_What you should do_. Scan the entries below and extract each line with the word "this" in it.

_Rows_.
________________________________________

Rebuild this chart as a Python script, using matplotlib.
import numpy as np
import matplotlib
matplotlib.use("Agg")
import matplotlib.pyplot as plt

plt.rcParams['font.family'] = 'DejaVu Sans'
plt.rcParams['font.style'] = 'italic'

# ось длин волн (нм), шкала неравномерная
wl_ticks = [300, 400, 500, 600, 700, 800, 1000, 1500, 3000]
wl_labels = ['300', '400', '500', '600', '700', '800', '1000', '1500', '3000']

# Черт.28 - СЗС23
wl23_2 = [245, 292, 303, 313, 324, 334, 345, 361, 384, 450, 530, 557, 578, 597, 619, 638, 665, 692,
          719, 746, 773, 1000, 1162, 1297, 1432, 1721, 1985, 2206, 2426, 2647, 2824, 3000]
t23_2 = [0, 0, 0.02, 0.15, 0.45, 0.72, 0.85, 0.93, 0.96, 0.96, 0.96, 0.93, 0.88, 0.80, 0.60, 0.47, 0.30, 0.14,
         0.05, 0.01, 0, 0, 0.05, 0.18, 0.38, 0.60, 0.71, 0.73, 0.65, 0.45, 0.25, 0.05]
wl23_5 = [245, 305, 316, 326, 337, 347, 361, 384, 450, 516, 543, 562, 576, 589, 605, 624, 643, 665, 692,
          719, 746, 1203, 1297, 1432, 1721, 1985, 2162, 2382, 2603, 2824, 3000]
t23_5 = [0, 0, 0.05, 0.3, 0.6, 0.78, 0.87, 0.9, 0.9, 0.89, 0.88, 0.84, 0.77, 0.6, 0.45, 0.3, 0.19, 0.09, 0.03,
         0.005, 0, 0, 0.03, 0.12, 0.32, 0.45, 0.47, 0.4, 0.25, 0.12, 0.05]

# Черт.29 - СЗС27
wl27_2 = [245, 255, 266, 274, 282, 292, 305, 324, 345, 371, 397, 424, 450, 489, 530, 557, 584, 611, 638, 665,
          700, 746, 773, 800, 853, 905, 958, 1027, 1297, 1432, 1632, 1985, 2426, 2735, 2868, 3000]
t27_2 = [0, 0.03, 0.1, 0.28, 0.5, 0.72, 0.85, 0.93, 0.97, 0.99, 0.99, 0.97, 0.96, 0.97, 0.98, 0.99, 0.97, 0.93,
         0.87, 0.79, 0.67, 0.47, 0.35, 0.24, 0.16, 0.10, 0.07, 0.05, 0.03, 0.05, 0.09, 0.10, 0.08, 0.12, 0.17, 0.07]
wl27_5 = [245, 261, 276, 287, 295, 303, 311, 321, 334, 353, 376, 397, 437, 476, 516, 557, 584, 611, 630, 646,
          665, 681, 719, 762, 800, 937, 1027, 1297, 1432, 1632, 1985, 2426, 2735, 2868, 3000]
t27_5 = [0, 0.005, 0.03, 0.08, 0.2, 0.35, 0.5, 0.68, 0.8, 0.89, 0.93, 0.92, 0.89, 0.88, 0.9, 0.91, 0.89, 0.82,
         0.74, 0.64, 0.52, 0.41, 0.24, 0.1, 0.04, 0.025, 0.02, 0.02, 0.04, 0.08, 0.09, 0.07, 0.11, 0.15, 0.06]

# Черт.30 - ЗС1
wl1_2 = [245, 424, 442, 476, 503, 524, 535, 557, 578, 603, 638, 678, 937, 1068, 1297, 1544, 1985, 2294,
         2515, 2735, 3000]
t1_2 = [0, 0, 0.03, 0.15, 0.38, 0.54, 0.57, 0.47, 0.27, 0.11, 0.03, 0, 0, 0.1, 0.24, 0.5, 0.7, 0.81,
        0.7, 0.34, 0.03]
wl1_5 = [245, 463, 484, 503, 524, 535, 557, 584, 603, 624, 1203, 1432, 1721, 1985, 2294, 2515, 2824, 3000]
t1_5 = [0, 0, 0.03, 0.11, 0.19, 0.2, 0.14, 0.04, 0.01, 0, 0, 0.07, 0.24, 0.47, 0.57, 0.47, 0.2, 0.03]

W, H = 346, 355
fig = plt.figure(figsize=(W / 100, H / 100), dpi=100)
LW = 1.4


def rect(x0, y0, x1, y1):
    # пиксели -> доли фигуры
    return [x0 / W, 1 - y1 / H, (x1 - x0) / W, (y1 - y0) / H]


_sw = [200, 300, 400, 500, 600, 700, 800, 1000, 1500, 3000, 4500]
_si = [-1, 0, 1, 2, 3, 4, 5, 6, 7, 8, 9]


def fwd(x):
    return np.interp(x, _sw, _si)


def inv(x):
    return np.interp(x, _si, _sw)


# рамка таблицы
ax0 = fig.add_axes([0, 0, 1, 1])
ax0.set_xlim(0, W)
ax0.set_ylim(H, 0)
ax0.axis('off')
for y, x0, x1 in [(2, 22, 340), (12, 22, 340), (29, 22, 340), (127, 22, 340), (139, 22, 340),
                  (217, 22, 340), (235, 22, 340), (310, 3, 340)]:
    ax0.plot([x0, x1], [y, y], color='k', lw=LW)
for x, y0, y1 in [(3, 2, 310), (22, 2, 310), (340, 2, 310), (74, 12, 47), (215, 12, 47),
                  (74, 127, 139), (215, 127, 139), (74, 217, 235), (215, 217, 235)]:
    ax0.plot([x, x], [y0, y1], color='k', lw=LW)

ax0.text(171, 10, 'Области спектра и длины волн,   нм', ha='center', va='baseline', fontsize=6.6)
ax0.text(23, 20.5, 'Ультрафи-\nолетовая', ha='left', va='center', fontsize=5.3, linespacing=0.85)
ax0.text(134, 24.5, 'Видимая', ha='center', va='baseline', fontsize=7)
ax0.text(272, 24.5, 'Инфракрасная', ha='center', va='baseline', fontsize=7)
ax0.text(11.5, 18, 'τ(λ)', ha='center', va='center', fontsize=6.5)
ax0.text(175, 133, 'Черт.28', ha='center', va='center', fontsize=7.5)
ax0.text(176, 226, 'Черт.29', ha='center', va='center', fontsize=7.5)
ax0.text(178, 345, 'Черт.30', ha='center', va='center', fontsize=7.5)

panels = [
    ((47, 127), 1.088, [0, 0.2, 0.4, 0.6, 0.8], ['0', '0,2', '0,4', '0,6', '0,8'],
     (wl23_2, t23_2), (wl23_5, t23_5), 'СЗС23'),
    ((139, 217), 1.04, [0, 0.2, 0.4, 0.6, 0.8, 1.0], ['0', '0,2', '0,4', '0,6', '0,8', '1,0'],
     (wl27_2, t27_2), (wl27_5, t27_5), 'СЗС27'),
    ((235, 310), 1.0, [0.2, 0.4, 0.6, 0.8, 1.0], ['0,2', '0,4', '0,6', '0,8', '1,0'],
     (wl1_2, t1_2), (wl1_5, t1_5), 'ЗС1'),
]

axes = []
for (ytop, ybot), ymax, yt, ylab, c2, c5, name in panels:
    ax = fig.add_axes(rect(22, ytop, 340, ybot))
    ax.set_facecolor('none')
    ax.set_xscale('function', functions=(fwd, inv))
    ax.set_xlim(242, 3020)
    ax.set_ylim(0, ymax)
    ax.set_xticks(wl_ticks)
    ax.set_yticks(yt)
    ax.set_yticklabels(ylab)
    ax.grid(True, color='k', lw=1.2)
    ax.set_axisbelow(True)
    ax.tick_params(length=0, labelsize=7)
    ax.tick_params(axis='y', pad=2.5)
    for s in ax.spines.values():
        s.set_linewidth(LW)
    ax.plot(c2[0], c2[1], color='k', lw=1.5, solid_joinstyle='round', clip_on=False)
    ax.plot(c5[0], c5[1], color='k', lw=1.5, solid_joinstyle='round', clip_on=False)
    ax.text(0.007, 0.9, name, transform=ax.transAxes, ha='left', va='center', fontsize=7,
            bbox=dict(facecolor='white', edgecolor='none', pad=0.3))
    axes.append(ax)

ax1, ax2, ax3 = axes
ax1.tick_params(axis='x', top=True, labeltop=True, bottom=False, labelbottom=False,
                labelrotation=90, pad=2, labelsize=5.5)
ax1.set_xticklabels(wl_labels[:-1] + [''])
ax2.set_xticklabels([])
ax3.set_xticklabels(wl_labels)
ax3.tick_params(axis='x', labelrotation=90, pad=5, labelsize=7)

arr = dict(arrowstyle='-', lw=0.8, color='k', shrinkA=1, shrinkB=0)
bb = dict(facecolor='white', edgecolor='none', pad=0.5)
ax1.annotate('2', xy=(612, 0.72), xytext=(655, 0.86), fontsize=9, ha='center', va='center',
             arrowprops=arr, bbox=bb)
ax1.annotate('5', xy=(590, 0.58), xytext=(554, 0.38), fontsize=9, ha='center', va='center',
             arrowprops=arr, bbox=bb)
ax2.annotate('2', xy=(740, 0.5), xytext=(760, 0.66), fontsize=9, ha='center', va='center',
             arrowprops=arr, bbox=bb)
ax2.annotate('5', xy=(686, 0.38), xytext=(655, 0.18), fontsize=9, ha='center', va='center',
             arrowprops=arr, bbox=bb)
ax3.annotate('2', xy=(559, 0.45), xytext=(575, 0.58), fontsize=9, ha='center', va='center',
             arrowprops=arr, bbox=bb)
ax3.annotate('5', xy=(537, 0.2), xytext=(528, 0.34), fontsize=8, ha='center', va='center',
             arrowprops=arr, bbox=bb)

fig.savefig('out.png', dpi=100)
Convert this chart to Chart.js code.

________________________________________

_Written solution_.
Rebuild this chart as a Python script, using matplotlib.
Convert this chart to Chart.js code.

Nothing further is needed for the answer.